Gemäß Art. 11 Abs 1 der Richtlinie 2008/115/EG des Europäischen Parlaments und des Rates vom 16. Dezember 2008 über gemeinsame Normen und Verfahren in den Mitgliedstaaten zur Rückführung illegal aufhältiger Drittstaatsangehöriger (Rückführungsrichtlinie) gehen Rückkehrentscheidungen mit einem Einreiseverbot einher,

„a) falls keine Frist für eine freiwillige Ausreise eingeräumt wurde oder

b) falls der Rückkehrverpflichtung nicht nachgekommen wurde.
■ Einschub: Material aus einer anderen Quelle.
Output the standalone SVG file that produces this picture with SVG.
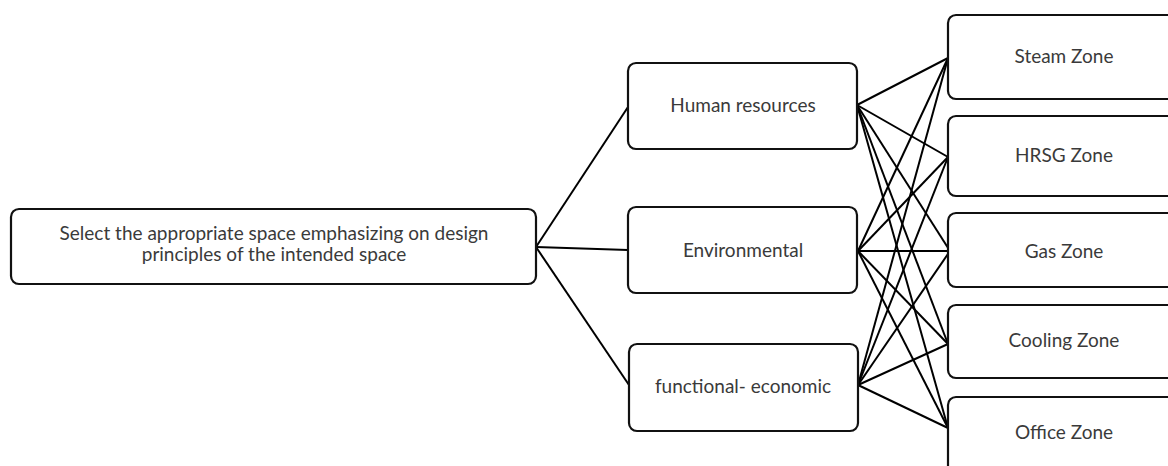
<svg xmlns="http://www.w3.org/2000/svg" width="1168" height="466" viewBox="0 0 1168 466">
<style>
.box{fill:#fff;stroke:#111;stroke-width:2.2}
.t{font-family:Lato,"Open Sans","Liberation Sans",sans-serif;font-size:19px;fill:#3a3a3a;text-anchor:middle}
.c line{stroke:#000;stroke-width:2}
</style>
<rect width="1168" height="466" fill="#fff"/>
<g class="c" id="connectors">
<line x1="536" y1="247" x2="628" y2="107"/>
<line x1="536" y1="247" x2="628" y2="250"/>
<line x1="536" y1="247" x2="629" y2="385"/>
<line x1="857" y1="105" x2="948" y2="58"/>
<line x1="857" y1="105" x2="948" y2="157"/>
<line x1="857" y1="105" x2="950" y2="251"/>
<line x1="857" y1="105" x2="948" y2="344"/>
<line x1="857" y1="105" x2="948" y2="428"/>
<line x1="858" y1="251" x2="948" y2="58"/>
<line x1="858" y1="251" x2="948" y2="157"/>
<line x1="858" y1="251" x2="950" y2="251"/>
<line x1="858" y1="251" x2="948" y2="344"/>
<line x1="858" y1="251" x2="948" y2="428"/>
<line x1="858" y1="385" x2="948" y2="58"/>
<line x1="858" y1="385" x2="948" y2="157"/>
<line x1="858" y1="385" x2="950" y2="251"/>
<line x1="858" y1="385" x2="948" y2="344"/>
<line x1="858" y1="385" x2="948" y2="428"/>
</g>
<g id="main">
<rect class="box" x="11" y="209" width="525" height="75" rx="8"/>
<text class="t" x="274" y="240">Select the appropriate space emphasizing on design</text>
<text class="t" x="274" y="261">principles of the intended space</text>
</g>
<g id="human">
<rect class="box" x="628" y="63" width="229" height="86" rx="8"/>
<text class="t" x="743" y="112">Human resources</text>
</g>
<g id="environmental">
<rect class="box" x="628" y="207" width="229" height="86" rx="8"/>
<text class="t" x="743" y="257">Environmental</text>
</g>
<g id="functional">
<rect class="box" x="629" y="344" width="229" height="87" rx="8"/>
<text class="t" x="743" y="393">functional- economic</text>
</g>
<g id="steam">
<rect class="box" x="948" y="15" width="240" height="84" rx="8"/>
<text class="t" x="1064" y="63">Steam Zone</text>
</g>
<g id="hrsg">
<rect class="box" x="948" y="116" width="240" height="80" rx="8"/>
<text class="t" x="1064" y="162">HRSG Zone</text>
</g>
<g id="gas">
<rect class="box" x="948" y="213" width="240" height="74" rx="8"/>
<text class="t" x="1064" y="258">Gas Zone</text>
</g>
<g id="cooling">
<rect class="box" x="948" y="305" width="240" height="73" rx="8"/>
<text class="t" x="1064" y="347">Cooling Zone</text>
</g>
<g id="office">
<rect class="box" x="948" y="397" width="240" height="90" rx="8"/>
<text class="t" x="1064" y="439">Office Zone</text>
</g>
</svg>
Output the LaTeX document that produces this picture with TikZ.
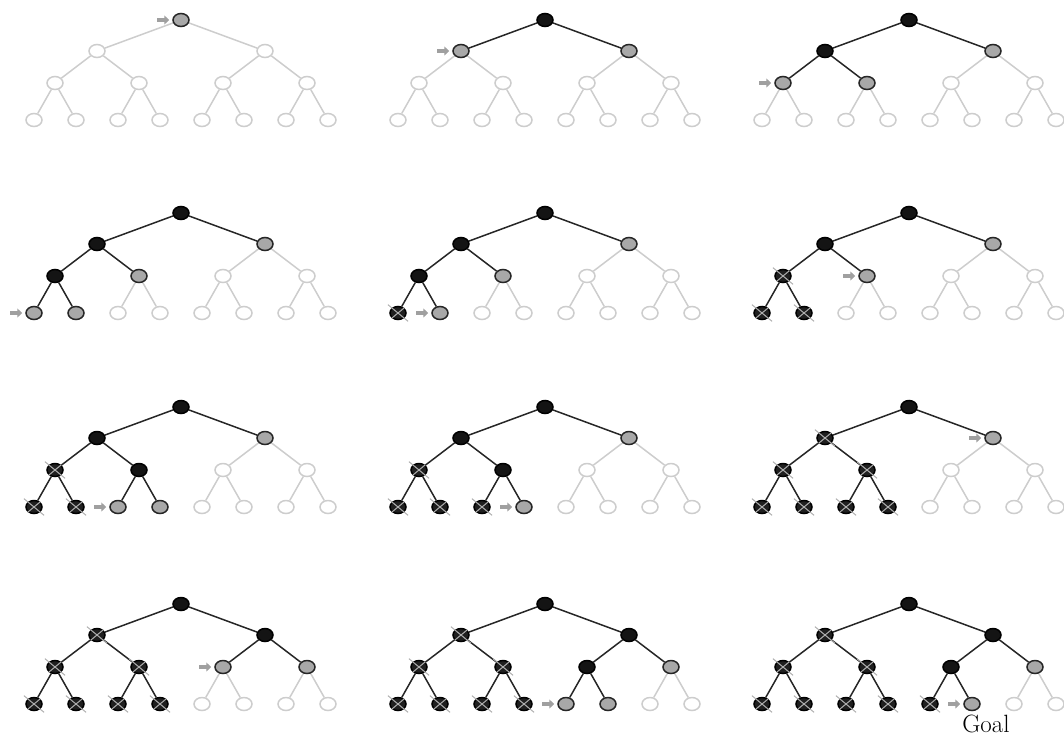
\documentclass[tikz,border=0pt]{standalone}
\usepackage{tikz}
\usetikzlibrary{shapes.geometric,arrows.meta,positioning,backgrounds}
\definecolor{fringegray}{RGB}{168,168,168}
\definecolor{palegray}{RGB}{205,205,205}
\definecolor{crossgray}{RGB}{175,175,175}
\definecolor{arrowgray}{RGB}{160,160,160}

% offsets of the 15 tree nodes from the root, in heap order
\def\tx{{0,-84,84,-126,-42,42,126,-147,-105,-63,-21,21,63,105,147}}
\def\ty{{0,31,31,63,63,63,63,100,100,100,100,100,100,100,100}}

\begin{document}
\begin{tikzpicture}[
        x=1pt, y=-1pt,
        every node/.style={inner sep=0pt},
        tnode/.style={ellipse, minimum width=16pt, minimum height=13pt, line width=1.5pt},
        st-u/.style={tnode, draw=palegray, fill=white},
        st-f/.style={tnode, draw=black!85, fill=fringegray},
        st-e/.style={tnode, draw=black, fill=black!92},
        st-x/.style={tnode, draw=black, fill=black!88},
        lk-u/.style={draw=palegray, line width=1.5pt},
        lk-f/.style={draw=black!85, line width=1.5pt},
        lk-e/.style={lk-f},
        lk-x/.style={lk-f},
        xm-u/.style={draw=none},
        xm-f/.style={draw=none},
        xm-e/.style={draw=none},
        xm-x/.style={draw=crossgray, line width=1pt, shorten <=-5pt, shorten >=-5pt},
        nextarrow/.style={draw=arrowgray, line width=4pt, -{Triangle[length=5pt,width=9pt]}},
        goaltext/.style={font=\fontsize{25}{30}\selectfont}
    ]
    \useasboundingbox (0,0) rectangle (1064,737);

    % panel / root x / root y / node to expand next / states A..O
    \foreach \k/\cx/\cy/\nxt/\st in {
        1/181/20/1/{f,u,u,u,u,u,u,u,u,u,u,u,u,u,u},
        2/545/20/2/{e,f,f,u,u,u,u,u,u,u,u,u,u,u,u},
        3/909/20/4/{e,e,f,f,f,u,u,u,u,u,u,u,u,u,u},
        4/181/213/8/{e,e,f,e,f,u,u,f,f,u,u,u,u,u,u},
        5/545/213/9/{e,e,f,e,f,u,u,x,f,u,u,u,u,u,u},
        6/909/213/5/{e,e,f,x,f,u,u,x,x,u,u,u,u,u,u},
        7/181/407/10/{e,e,f,x,e,u,u,x,x,f,f,u,u,u,u},
        8/545/407/11/{e,e,f,x,e,u,u,x,x,x,f,u,u,u,u},
        9/909/407/3/{e,x,f,x,x,u,u,x,x,x,x,u,u,u,u},
        10/181/604/6/{e,x,e,x,x,f,f,x,x,x,x,u,u,u,u},
        11/545/604/12/{e,x,e,x,x,e,f,x,x,x,x,f,f,u,u},
        12/909/604/13/{e,x,e,x,x,e,f,x,x,x,x,x,f,u,u}}
    {
        \foreach \s [count=\i] in \st {
            \pgfmathsetmacro\dx{\tx[\i-1]}
            \pgfmathsetmacro\dy{\ty[\i-1]}
            \node[st-\s] (p\k-\i) at (\cx+\dx,\cy+\dy) {};
            \draw[xm-\s] (p\k-\i.north east) -- (p\k-\i.south west)
                         (p\k-\i.north west) -- (p\k-\i.south east);
            \ifnum\i>1
                \pgfmathtruncatemacro\up{\i/2}
                \begin{pgfonlayer}{background}
                    \draw[lk-\s] (p\k-\up) -- (p\k-\i);
                \end{pgfonlayer}
            \fi
        }
        \draw[nextarrow] ([xshift=-15]p\k-\nxt.west) -- ([xshift=-3]p\k-\nxt.west);
    }

    \node[goaltext, anchor=base] (goal) at ([shift={(14,21)}]p12-13.south) {Goal};
\end{tikzpicture}
\end{document}
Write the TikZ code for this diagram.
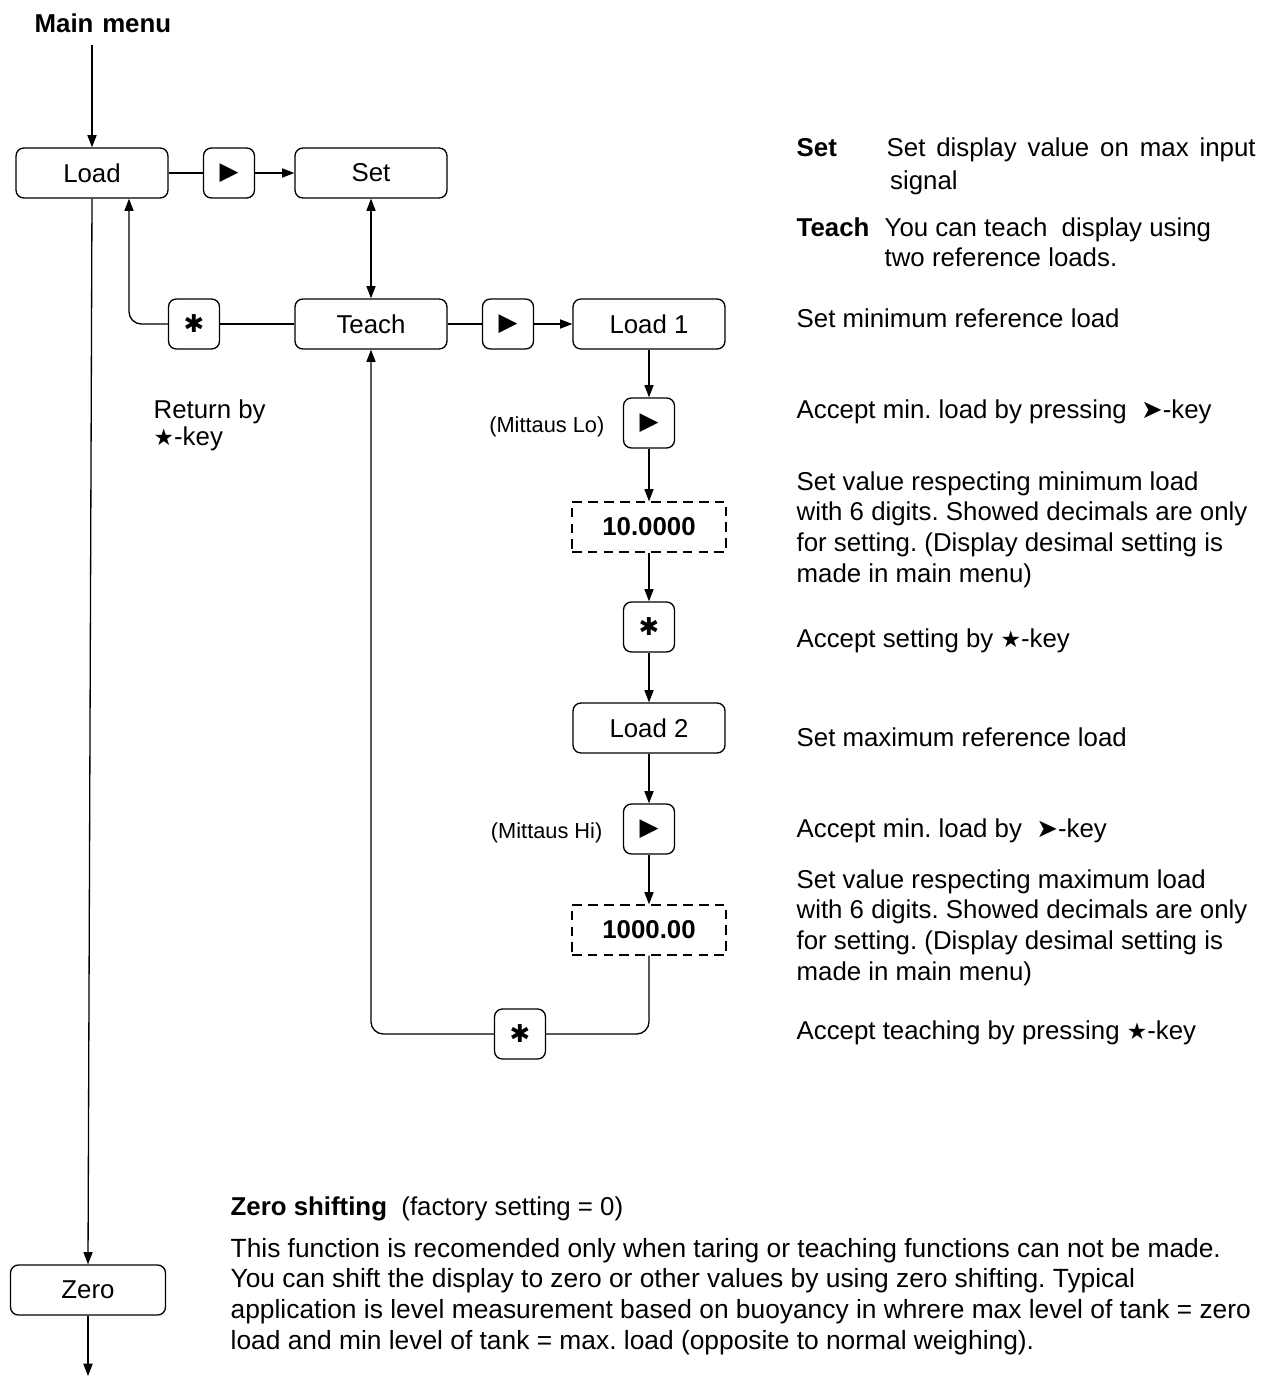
\documentclass[tikz,border=0pt]{standalone}
\usepackage{fontspec}
\setmainfont{Liberation Sans}
\newfontfamily\symfont{DejaVu Sans}
\usetikzlibrary{arrows.meta}
\frenchspacing
\newcommand{\playkey}{{\symfont\fontsize{14}{14}\selectfont ▶}}
\newcommand{\starkey}{{\symfont\fontsize{14}{14}\selectfont ✱}}
\newcommand{\startxt}{{\symfont\fontsize{13}{13}\selectfont ★}}
\newcommand{\arrtxt}{{\symfont ➤}}
\newcommand{\textlines}[1]{\begin{tabular}[t]{@{}l@{}}#1\end{tabular}}

\begin{document}
\begin{tikzpicture}[x=0.02cm,y=-0.02cm,line width=0.75pt,
  every node/.style={font=\fontsize{14.7}{17.6}\selectfont},
  box/.style={draw,rounded corners=4.5pt,minimum width=3.04cm,minimum height=1cm,inner sep=0pt},
  keybox/.style={draw,rounded corners=4.5pt,minimum width=1.02cm,minimum height=1cm,inner sep=0pt},
  valbox/.style={draw,dash pattern=on 5.5pt off 3.5pt,minimum width=3.08cm,minimum height=1cm,inner sep=0pt,font=\fontsize{14.7}{17}\selectfont\bfseries},
  txt/.style={anchor=base west,inner sep=0pt},
  small/.style={anchor=base east,inner sep=0pt,font=\fontsize{12.4}{14}\selectfont},
  tip/.style={-{Triangle[length=7pt,width=5.2pt]}},
  tips/.style={{Triangle[length=7pt,width=5.2pt]}-{Triangle[length=7pt,width=5.2pt]}}]
\useasboundingbox (0,0) rectangle (1271,1382);

% flow chart
\node[txt,font=\fontsize{14.7}{17}\selectfont\bfseries] (mainmenu) at (34,33) {Main\hspace{5pt}menu};
\coordinate (mmtop) at (92,45);
\node[box] (load) at (92,173) {Load};
\node[keybox] (k1) at (229,173) {\playkey};
\node[box] (set) at (371,173) {Set};
\node[keybox] (k2) at (194,324) {\starkey};
\node[box] (teach) at (371,324) {Teach};
\node[keybox] (k3) at (508,324) {\playkey};
\node[box] (load1) at (649,324) {Load 1};
\node[keybox] (k4) at (649,423) {\playkey};
\node[valbox] (val1) at (649,527) {10.0000};
\node[keybox] (k5) at (649,627) {\starkey};
\node[box] (load2) at (649,728) {Load 2};
\node[keybox] (k6) at (649,829) {\playkey};
\node[valbox] (val2) at (649,930) {1000.00};
\node[keybox] (k7) at (520,1034) {\starkey};
\node[box,minimum width=3.1cm] (zero) at (88,1290) {Zero};
\coordinate (zeroout) at (88,1376);

\draw[tip] (mmtop) -- (load);
\draw (load) -- (k1);
\draw[tip] (k1) -- (set);
\draw[tips] (set) -- (teach);
\draw (teach) -- (k2);
\draw[tip,rounded corners=7pt] (k2.west) -| ([xshift=0.74cm]load.south);
\draw (teach) -- (k3);
\draw[tip] (k3) -- (load1);
\draw[tip] (load1) -- (k4);
\draw[tip] (k4) -- (val1);
\draw[tip] (val1) -- (k5);
\draw[tip] (k5) -- (load2);
\draw[tip] (load2) -- (k6);
\draw[tip] (k6) -- (val2);
\draw[rounded corners=7pt] (val2.south) |- (k7.east);
\draw[tip,rounded corners=7pt] (k7.west) -| (teach.south);
\draw[tip] (load.south) -- (zero.north);
\draw[tip] (zero) -- (zeroout);

\node[small] (lo) at (605,432) {(Mittaus Lo)};
\node[small] (hi) at (603,838) {(Mittaus Hi)};
\node[txt,font=\fontsize{14.7}{15.9}\selectfont] (ret) at (153,418) {\textlines{Return by\\\startxt-key}};

% explanations
\node[txt,font=\fontsize{14.7}{17}\selectfont\bfseries] (setterm) at (796,157) {Set};
\node[txt,font=\fontsize{14.7}{18.5}\selectfont] (setdesc) at (886,157) {\textlines{\makebox[210pt][s]{Set display value on max input}\\\hspace{2pt}signal}};
\node[txt,font=\fontsize{14.7}{17}\selectfont\bfseries] (teachterm) at (796,236) {Teach};
\node[txt] (teachdesc) at (884,236) {\textlines{You can teach\ \ display using\\two reference loads.}};
\node[txt] (d1) at (796,327) {Set minimum reference load};
\node[txt] (d2) at (796,418) {Accept min. load by pressing\ \ \arrtxt-key};
\node[txt] (d3) at (796,490) {\textlines{Set value respecting minimum load\\with 6 digits. Showed decimals are only\\for setting. (Display desimal setting is\\made in main menu)}};
\node[txt] (d4) at (796,647) {Accept setting by \startxt-key};
\node[txt] (d5) at (796,746) {Set maximum reference load};
\node[txt] (d6) at (796,837) {Accept min. load by\ \ \arrtxt-key};
\node[txt] (d7) at (796,888) {\textlines{Set value respecting maximum load\\with 6 digits. Showed decimals are only\\for setting. (Display desimal setting is\\made in main menu)}};
\node[txt] (d8) at (796,1039) {Accept teaching by pressing \startxt-key};
\node[txt] (zs) at (230,1215) {\textbf{Zero shifting}\ \ (factory setting = 0)};
\node[txt,font=\fontsize{15}{17.6}\selectfont] (zp) at (230,1257) {\textlines{This function is recomended only when taring or teaching functions can not be made.\\You can shift the display to zero or other values by using zero shifting. Typical\\application is level measurement based on buoyancy in whrere max level of tank = zero\\load and min level of tank = max. load (opposite to normal weighing).}};
\end{tikzpicture}
\end{document}
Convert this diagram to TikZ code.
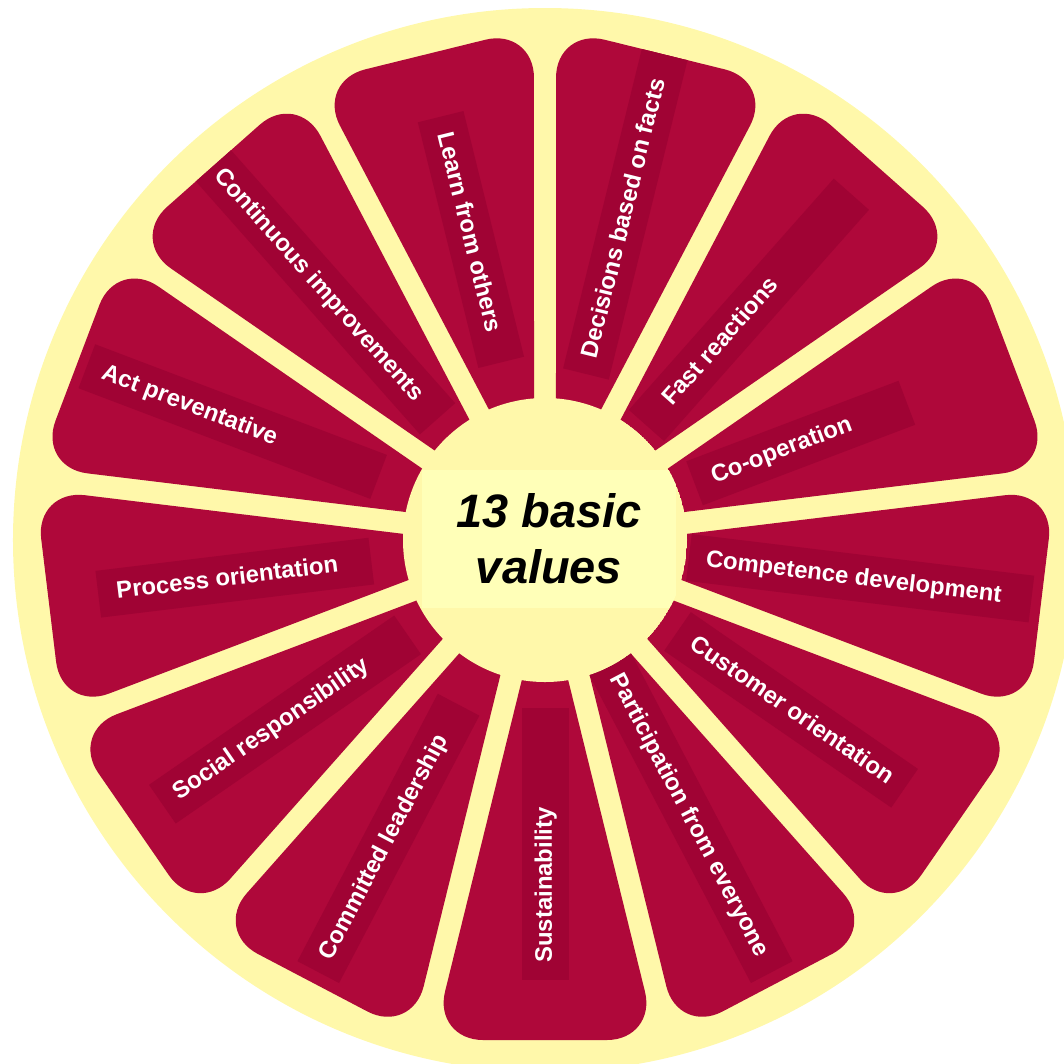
\documentclass[tikz,border=0pt]{standalone}
\usepackage{fontspec}
\setmainfont{Liberation Sans}
\definecolor{rind}{RGB}{255,248,170}
\definecolor{pulp}{RGB}{175,8,58}
\definecolor{pulpdark}{RGB}{160,3,52}
\definecolor{core}{RGB}{255,255,184}
\tikzset{
	valtext/.style={text=white,font=\fontsize{13.6}{16}\selectfont\bfseries,inner sep=0pt,text height=1.5ex,text depth=0pt},
	coretext/.style={fill=core,font=\fontsize{26.7}{31.9}\selectfont\bfseries\itshape,align=center,minimum width=5.1cm,minimum height=2.76cm,inner sep=0pt}
}
\begin{document}
\begin{tikzpicture}[x=0.02cm,y=0.02cm]
				\path
				(0,0) coordinate (O)
				;
				\clip (-545,-523) rectangle (519,540)
				;
				\fill[rind] (O) circle (532)
				;
				\foreach \ang/\bin/\bout in {270/168/440, 297.69/138/488, 325.38/161/437, 353.08/145/490, 20.77/160/387, 48.46/153/462, 76.15/171/500, 103.85/183/436, 131.54/162/510, 159.23/178/490, 186.92/175/450, 214.62/167/465, 242.31/186/488}
				{
				\begin{scope}[rotate=\ang]
				\clip[rounded corners=10mm] (45.9,0) -- (500,111.9) -- (500,-111.9) -- cycle;
				\fill[pulp] (0,-130) rectangle (520,130);
				\fill[pulpdark] (\bin,-23.5) rectangle (\bout,23.5);
				\end{scope}
				}
				\begin{scope}
				\clip (O) circle (142);
				\fill[rind] (O) circle (142);
				\node[coretext] (core) at (4,1) {13 basic\\values};
				\end{scope}
				\foreach \ang/\rot/\rad/\nm/\txt in {270/90/345/sust/Sustainability, 297.69/-62.31/311/part/Participation from everyone, 325.38/-34.62/300/cust/Customer orientation, 353.08/-6.92/311/comp/Competence development, 20.77/20.77/253/coop/Co-operation, 48.46/48.46/265/fast/Fast reactions, 76.15/76.15/331/deci/Decisions based on facts, 103.85/-76.15/317/lear/Learn from others, 131.54/-48.46/341/cont/Continuous improvements, 159.23/-20.77/380/prev/Act preventative, 186.92/6.92/320/proc/Process orientation, 214.62/34.62/333/soci/Social responsibility, 242.31/62.31/347/lead/Committed leadership}
				\node[valtext,rotate=\rot] (\nm) at (\ang:\rad) {\txt}
				;
\end{tikzpicture}
\end{document}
In anderen Fällen kann eine Rückkehrentscheidung mit einem Einreiseverbot einhergehen.“

3.6.2.  Anwendung der Rechtslage auf den Beschwerdefall

Aus der Formulierung des § 53 Abs. 2 FPG ergibt sich, dass die dortige Aufzählung nicht als taxativ, sondern als demonstrativ bzw. enumerativ zu sehen ist ("Dies ist insbesondere dann anzunehmen, ..."), weshalb die belangte Behörde in mit den in Z 1 - 9 leg. cit expressis verbis nicht genannten Fällen, welche jedoch in ihrer Interessenslage mit diesen vergleichbar sind, ebenso ein Einreisverbot erlassen kann. Die belangte Behörde geht daher zu Recht von ihrer Berechtigung, ein Einreiseverbot zu erlassen, aus.